McHarg v. Adt

Smith, P. J.:

The respondent herein obtained a verdict of $4,000 damages for injuries alleged to have been sustained by him by reason of the negligence of appellant’s chauffeur. It appears that the appellant, a practicing physician residing in the city of Albany, was the owner of a large Packard automobile, which he used in his profession and which was also used generally by himself and the members of his family. On the day of the accident, October 2, 1912, appellant had been driven in the automobile to the Albany Country Club, &nd had instructed his chauffeur to return for him at a quarter of six o’clock. Appellant’s wife late in the afternoon, and without any previous arrangement with her husband, decided to go to the Country Club. She telephoned to the garage where the car was kept and told the chauffeur to take her out to the club to join her husband. On the way out the chauffeur noticed an injured woman by the roadside, and at Mrs. Adt’s suggestion he stopped the car and she got out and went to the woman, who had been struck by an automobile only a few minutes before. The woman seemed too badly injured to be moved and so Mrs. Adt told the chauffeur to go for a doctor and asked a bystander to accompany him, she remaining with the injured woman. The .chauffeur and this bystander after some difficulty succeeded in finding a doctor, this respondent, who thereupon entered the car. On *784the way back to the scene of the first accident the car collided with a wagon, and respondent, who was in the rear seat of the car, suffered the injuries for which recovery has been had. The jury has in effect found, under the instructions given, that the chauffeur was in fact at the time of the accident the servant of the appellant and as such engaged in the master’s business. The appellant now challenges this finding and claims that Mrs. Adt had no right to send the chauffeur on this most commendable errand of mercy, as such act had nothing to do with the concerns of the appellant or of his family, and that consequently he could not be held liable for any negligence of the chauffeur when acting under the orders of the wife on this occasion.
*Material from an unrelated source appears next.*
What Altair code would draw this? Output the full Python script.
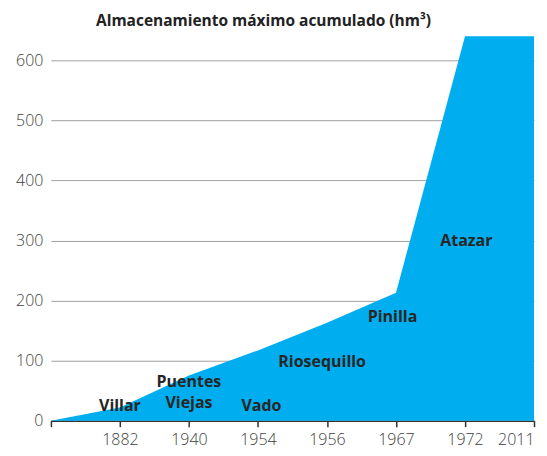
import altair as alt
import pandas as pd

# Data
idx = [0, 1, 2, 3, 4, 5, 6, 7]
years = ["", "1882", "1940", "1954", "1956", "1967", "1972", "2011"]
storage = [0, 22, 75, 117, 163, 213, 640, 640]

label_text = ["Villar", "Puentes", "Viejas", "Vado", "Riosequillo", "Pinilla", "Atazar"]
label_x = [1.0, 2.0, 2.0, 3.05, 3.93, 4.95, 6.02]
label_y = [25, 65, 30, 25, 97, 173, 299]

df = pd.DataFrame({"i": idx, "v": storage})
lab = pd.DataFrame({"t": label_text, "x": label_x, "y": label_y})

FONT = "Open Sans"
label_expr = "[" + ",".join("'%s'" % y for y in years) + "][datum.value]"

xscale = alt.Scale(domain=[0, 7], nice=False, zero=False)
yscale = alt.Scale(domain=[0, 640], nice=False)

area = alt.Chart(df).mark_area(color="#00AEEF", interpolate="linear").encode(
    x=alt.X("i:Q", scale=xscale,
            axis=alt.Axis(values=idx, labelExpr=label_expr, title=None, grid=False,
                          domainColor="#333333", domainWidth=1.5, tickColor="#333333",
                          tickWidth=1.5, tickSize=6, labelPadding=5, labelFontSize=16,
                          labelColor="#3d3d3d", labelFont=FONT, labelFontWeight=300)),
    y=alt.Y("v:Q", scale=yscale,
            axis=alt.Axis(values=[0, 100, 200, 300, 400, 500, 600], title=None,
                          grid=True, gridColor="#a0a0a0", gridWidth=1, domain=False,
                          ticks=False, labelPadding=8, labelFontSize=16,
                          labelColor="#3d3d3d", labelFont=FONT, labelFontWeight=300)),
)

text = alt.Chart(lab).mark_text(font=FONT, fontSize=16, fontWeight="bold",
                                color="#262626", align="center", baseline="middle").encode(
    x=alt.X("x:Q", scale=xscale),
    y=alt.Y("y:Q", scale=yscale),
    text="t:N",
)

chart = alt.layer(area, text).properties(
    width=484, height=385,
    title=alt.TitleParams("Almacenamiento máximo acumulado (hm³)", font=FONT,
                          fontSize=15.5, fontWeight="bold", color="#222222",
                          anchor="middle", dx=-29, offset=7),
    autosize=alt.AutoSizeParams(type="none"),
    padding={"left": 43, "top": 28, "right": 5, "bottom": 35},
).configure_view(stroke=None)

chart.save("out.html", embed_options={"renderer": "svg", "actions": False})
The evidence discloses the usual situation as regards the authority of the wife to give orders to the chauffeur. She had full authority from the appellant to order the chauffeur in her husband’s absence to -do, as he himself testified, anything reasonable.” We cannot say as matter of law that the sending for a doctor -under the circumstances must be deemed unreasonable. Such an act was presumably as natural and conducive to the wife’s peace of mind as any other impromptu business or pleasure trip she might order the chauffeur to make. If then the wife had authority, express or implied, to direct the chauffeur to go for a doctor her orders to him so to do did not in any way destroy the relation of master and servant otherwise admittedly existing. Such a relationship once established will continue, although for the time being a servant may be taking orders from a third party. The test is whether such third party is for the time being exercising exclusive control over the servant. If such is the case the third party becomes of course the master for such time. In the case of Kellogg v. Church Charity Foundation (203 N. Y. 191), where an ambulance was owned by a hospital but driven by a man furnished by a livery stable keeper, it was held that the driver did not become the servant- of the hospital because for the time being he was under the general orders of the hospital; and it was further held that a similar rule applies to the ordinary furnishing of teams and drivers by liverymen. (See, also, the recent case of Hanatsek v. Wilson, 161 App. Div. *785634, involving the case of the hiring out of a truck and driver to merchants for the delivery of goods, where the same rule of exclusive control is laid down.)

None of the authorities cited by appellant appear to us to be in point, with the possible exception of Freibaum v. Brady (143 App. Div. 220), where it was said that if the owner of a car loaned both it and his own chauffeur to his brother for the brother’s own use and purposes, such owner would not be liable for the negligence of the chauffeur while so employed. As a correct statement of the law this may well be questioned, but that it was purely dictum is shown by the remainder of the opinion, which expressly states that the chauffeur was never in the employ or control of the defendant, whose only connection with the accident was that it was his car that was being used. As opposed to the obiter remarks of the last case is the later case of Cowell v. Saperston (149 App. Div. 373; affd. without opinion in 208 N. Y. 619). In that case a woman loaned her car and chauffeur for an afternoon to a friend of hers, at that time a candidate for public office, to take him about the city while he was distributing campaign literature. Duz'ing the trip a pedestrian was injured by the negligence of the chauffeur, and a judgment against the woman who loaned the car was upheld, citing the Kellogg case and distinguishing on the ground of dicta the Freibaum case. The Cowell case holds that the test is whether the actual control and dominion over the servant are surrendered by the regular employer and taken over temporarily by another.

We think that this last case is controlling of the case at bar. Under its holding the chauffeur in the present instance did not cease to be the servant of appellant merely because he was for the time being subject to all reasonable orders of the wife. Her temporary use of the car and chauffeur for her own pleasure or convenience accordingly did not, in our judgment, amount to assuming either “actual control and dominion” or “exclusive control ” over him.

The judgment should be affirmed, with costs.

All concurred, except Kellogg, J., dissenting, in opinion.